Leslie Kingston Burke (December 18, 1902 – May 6, 1975), nicknamed "Buck", was an American second baseman who played four seasons in Major League Baseball (MLB). He played professional baseball from 1923 to 1932, beginning his career with the Detroit Tigers and then the Toronto Maple Leafs of the International League.

==Early years==
Burke was born in 1902 in Lynn, Massachusetts.

==Professional baseball==
Burke signed with the Detroit Tigers in February 1923, having played only semi-pro baseball in the sandlots of Boston. He made his major league debut with the Tigers on May 2, 1923, and appeared in seven games that year, compiling a .100 batting average. He went on to appear in 80 games for the Richmond Colts in the Virginia League during the 1923 season and compiled a .346 batting average there.

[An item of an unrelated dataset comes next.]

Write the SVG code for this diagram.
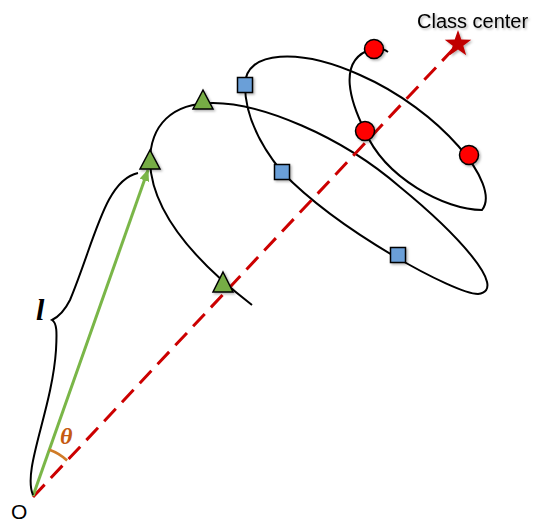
<svg xmlns="http://www.w3.org/2000/svg" width="536" height="525" viewBox="0 0 536 525">
<defs>
<filter id="sh" x="-50%" y="-50%" width="200%" height="200%">
<feDropShadow dx="1.5" dy="1.5" stdDeviation="1.2" flood-color="#000" flood-opacity="0.3"/>
</filter>
<marker id="ah" markerWidth="12" markerHeight="10" refX="11" refY="5" orient="auto" markerUnits="userSpaceOnUse">
<path d="M0,0 L12,5 L0,10 Z" fill="#7ab648"/>
</marker>
<style>
.tri{fill:#76ac45;stroke:#000;stroke-width:1.5;filter:url(#sh)}
.sq{fill:#6a9fd8;stroke:#000;stroke-width:1.5;filter:url(#sh)}
.ci{fill:#ff0000;stroke:#000;stroke-width:1.5;filter:url(#sh)}
.curve{fill:none;stroke:#000;stroke-width:2}
</style>
</defs>
<rect width="536" height="525" fill="#fff"/>
<g id="connectors">
<path id="spiral" class="curve" d="M252,305 C200,265 152,215 150,162 C150,125 172,103 213,103 C260,103 340,135 400,187 C455,232 510,290 478,294 C455,294 340,232 282,172 C260,145 245,115 245,85 C245,50 300,48 360,75 C440,110 502,185 482,210 C445,210 385,178 365,131 C352,105 335,60 372,49 C378,48 384,49 388,52"/>
<line id="class-direction" x1="33" y1="497" x2="458" y2="44" stroke="#cc0000" stroke-width="3" stroke-dasharray="17 9"/>
<line id="feature-vector" x1="33" y1="496" x2="148" y2="170" stroke="#7ab648" stroke-width="3" marker-end="url(#ah)"/>
<path id="brace" class="curve" d="M33,495 C22,470 52,410 56,350 C57,332 57,323 52,320 C58,317 64,312 70,300 C95,240 105,180 138,173"/>
<path id="angle-arc" d="M49.4,449.7 A50,50 0 0 1 67.1,460.5" fill="none" stroke="#d07b27" stroke-width="2.5"/>
</g>
<g id="triangle-1"><polygon class="tri" points="223,272 233,292 213,292"/></g>
<g id="triangle-2"><polygon class="tri" points="203,90 213,109 193,109"/></g>
<g id="triangle-3"><polygon class="tri" points="150,150 160,169 140,169"/></g>
<g id="square-1"><rect class="sq" x="237.5" y="77.5" width="15" height="15"/></g>
<g id="square-2"><rect class="sq" x="274.5" y="164.5" width="15" height="15"/></g>
<g id="square-3"><rect class="sq" x="390.5" y="247.5" width="15" height="15"/></g>
<g id="circle-1"><circle class="ci" cx="374" cy="49" r="9.5"/></g>
<g id="circle-2"><circle class="ci" cx="365" cy="131" r="9.5"/></g>
<g id="circle-3"><circle class="ci" cx="469" cy="155" r="9.5"/></g>
<g id="class-center">
<polygon points="458,30 461.3,39.5 471.3,39.7 463.3,45.7 466.2,55.3 458,49.6 449.8,55.3 452.7,45.7 444.7,39.7 454.7,39.5" fill="#c00000" filter="url(#sh)"/>
<text x="417" y="28" font-family="'Liberation Sans', Arial, sans-serif" font-size="20" fill="#000" filter="url(#sh)">Class center</text>
</g>
<g id="label-l"><text x="36" y="320" font-family="'Liberation Serif', 'Times New Roman', serif" font-size="30" font-weight="bold" font-style="italic" fill="#000">l</text></g>
<g id="label-theta"><text x="60" y="444" font-family="'Liberation Serif', 'Times New Roman', serif" font-size="24" font-weight="bold" font-style="italic" fill="#c55a11">θ</text></g>
<g id="label-o"><text x="11" y="519" font-family="'Liberation Sans', Arial, sans-serif" font-size="21" fill="#000">O</text></g>
</svg>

Burke returned to the Tigers for the 1924, 1925, and 1926 seasons. He appeared in 194 major league games for the Tigers, 126 at second base, nine at third base, and six at shortstop. His best season was 1925 when he had a .289 batting average and a .357 on-base percentage. His career batting average with Detroit was .259, and he had 131 hits, 73 runs scored, 47 runs batted in, and 46 bases on balls.

Although his major league career ended in 1926, Burked continued to play professional baseball for the Toronto Maple Leafs of the International League for six years from 1927 to 1932. He was Toronto's starting second baseman for much of that time, appearing in 709 games, 657 at second base, and compiling a .281 batting average.

==Later years==
Burke died in 1975 in Danvers, Massachusetts, at age 72.